When the big day arrives and her daddy hands her off to you, your heart will melt. When you see her in that dress — and I SWEAR this is true, there is something mystical about a wedding dress on the woman you love — you WILL get a lump in your throat. When you repeat the words that the preacher says to you, to her … you WILL feel a change inside you. At the reception, when your best man gives a toast and you join the best club in the world, my friend — the “Husband Club” — you will fell emboldened.
Now, believe it or not, even though we had been together on and off for over a decade, we had never had sex.

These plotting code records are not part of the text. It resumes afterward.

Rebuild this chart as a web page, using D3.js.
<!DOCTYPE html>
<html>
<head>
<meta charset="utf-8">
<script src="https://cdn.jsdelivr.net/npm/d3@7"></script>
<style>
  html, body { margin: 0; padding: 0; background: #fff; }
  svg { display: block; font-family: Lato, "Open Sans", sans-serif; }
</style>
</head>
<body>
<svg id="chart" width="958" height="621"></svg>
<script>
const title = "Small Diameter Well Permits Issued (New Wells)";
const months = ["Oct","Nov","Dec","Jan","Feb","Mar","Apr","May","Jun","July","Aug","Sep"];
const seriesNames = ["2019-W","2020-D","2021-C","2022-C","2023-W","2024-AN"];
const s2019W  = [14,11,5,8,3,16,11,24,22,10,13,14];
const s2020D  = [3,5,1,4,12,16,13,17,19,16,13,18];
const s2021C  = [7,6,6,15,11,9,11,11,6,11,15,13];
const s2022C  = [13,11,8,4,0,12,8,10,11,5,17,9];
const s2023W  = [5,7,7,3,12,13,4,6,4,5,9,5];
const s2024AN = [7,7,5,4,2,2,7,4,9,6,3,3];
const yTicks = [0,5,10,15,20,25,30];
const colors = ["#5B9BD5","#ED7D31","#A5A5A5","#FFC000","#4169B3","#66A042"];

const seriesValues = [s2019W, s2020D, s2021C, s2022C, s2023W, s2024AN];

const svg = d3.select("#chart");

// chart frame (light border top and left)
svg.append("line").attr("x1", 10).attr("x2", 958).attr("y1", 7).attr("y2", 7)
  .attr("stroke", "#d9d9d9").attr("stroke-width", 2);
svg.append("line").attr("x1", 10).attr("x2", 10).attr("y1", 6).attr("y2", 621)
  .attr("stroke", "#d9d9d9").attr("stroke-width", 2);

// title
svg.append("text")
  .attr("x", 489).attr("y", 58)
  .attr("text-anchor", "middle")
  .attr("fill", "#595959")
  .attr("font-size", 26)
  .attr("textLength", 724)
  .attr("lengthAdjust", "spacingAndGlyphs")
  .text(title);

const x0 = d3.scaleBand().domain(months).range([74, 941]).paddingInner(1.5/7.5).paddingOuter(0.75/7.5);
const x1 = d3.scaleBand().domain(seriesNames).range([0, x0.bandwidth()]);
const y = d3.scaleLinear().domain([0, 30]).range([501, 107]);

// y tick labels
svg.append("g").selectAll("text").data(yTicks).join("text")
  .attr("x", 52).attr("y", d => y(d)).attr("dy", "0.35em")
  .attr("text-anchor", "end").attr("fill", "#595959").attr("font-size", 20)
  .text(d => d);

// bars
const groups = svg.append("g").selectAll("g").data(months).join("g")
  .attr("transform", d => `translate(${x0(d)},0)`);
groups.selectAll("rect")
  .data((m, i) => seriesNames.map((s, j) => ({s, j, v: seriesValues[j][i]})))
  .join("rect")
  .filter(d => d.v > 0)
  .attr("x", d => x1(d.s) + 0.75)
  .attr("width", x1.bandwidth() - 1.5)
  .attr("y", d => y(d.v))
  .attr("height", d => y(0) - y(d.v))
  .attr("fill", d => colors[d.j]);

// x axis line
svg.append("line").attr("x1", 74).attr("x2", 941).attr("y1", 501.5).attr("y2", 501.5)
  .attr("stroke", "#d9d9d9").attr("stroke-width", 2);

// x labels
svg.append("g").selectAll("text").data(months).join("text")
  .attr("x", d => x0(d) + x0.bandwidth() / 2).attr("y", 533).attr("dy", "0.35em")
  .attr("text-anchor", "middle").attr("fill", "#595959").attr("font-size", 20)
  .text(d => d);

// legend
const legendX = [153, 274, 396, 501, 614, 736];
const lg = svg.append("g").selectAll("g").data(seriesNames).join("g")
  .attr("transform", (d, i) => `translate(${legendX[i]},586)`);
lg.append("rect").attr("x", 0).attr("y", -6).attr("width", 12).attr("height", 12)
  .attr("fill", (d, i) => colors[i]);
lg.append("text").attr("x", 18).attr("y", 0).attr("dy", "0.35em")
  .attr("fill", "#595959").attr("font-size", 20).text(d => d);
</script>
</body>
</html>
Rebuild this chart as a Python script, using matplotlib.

If you are faithful to God, he will be faithful to you. Now, Mr. Moderator, I will not be graphic here, but when the reception is over and the dancing is through, it will just be the five of you in the room — you, your wife, God, Jesus and the Holy Spirit. And if you don’t think that they aren’t in the room cheering you on, you are WRONG.
I know. I was there. And when you lie down with the woman you love, and in the covenant of marriage, NO OTHER SEX YOU HAVE EVER HAD COMPARES! No guy you have met in a stinky, smelling-of-beer bar or in a dimly lit park or anywhere else can touch this, my friend.
In the “OLD FLESH” you were nothing more than a primate, doing what primates do. Once you say you do and she says she does, you enter into a covenant, not only with her, but with God as well. And no matter what your track record with covenants may be, his is SPOTLESS!!
HE will make you BOLD! I know. He does it in my life every day (well, not every day as I work full time, I am 40 and I am tired). GO boldly in faith, my brothers. Keep this covenant.
Now, you will be tempted. The enemy will make feeble attempts to trap you. But, all you have to do is abide in your covenant. Love, Honor, Cherish HER, and HER ALONE. And the times of trial will end. Trials will end and you will feel victorious for having kept faithful. If you give in, the time of trial will also end, and you will be there with your shame. Your choice. It always has been.
Pray for us, and our hope of a child.
Please be hopeful, be faithful, do not wait. Go forth in faith, knowing that the good work God has begun in you, he will be faithful to complete.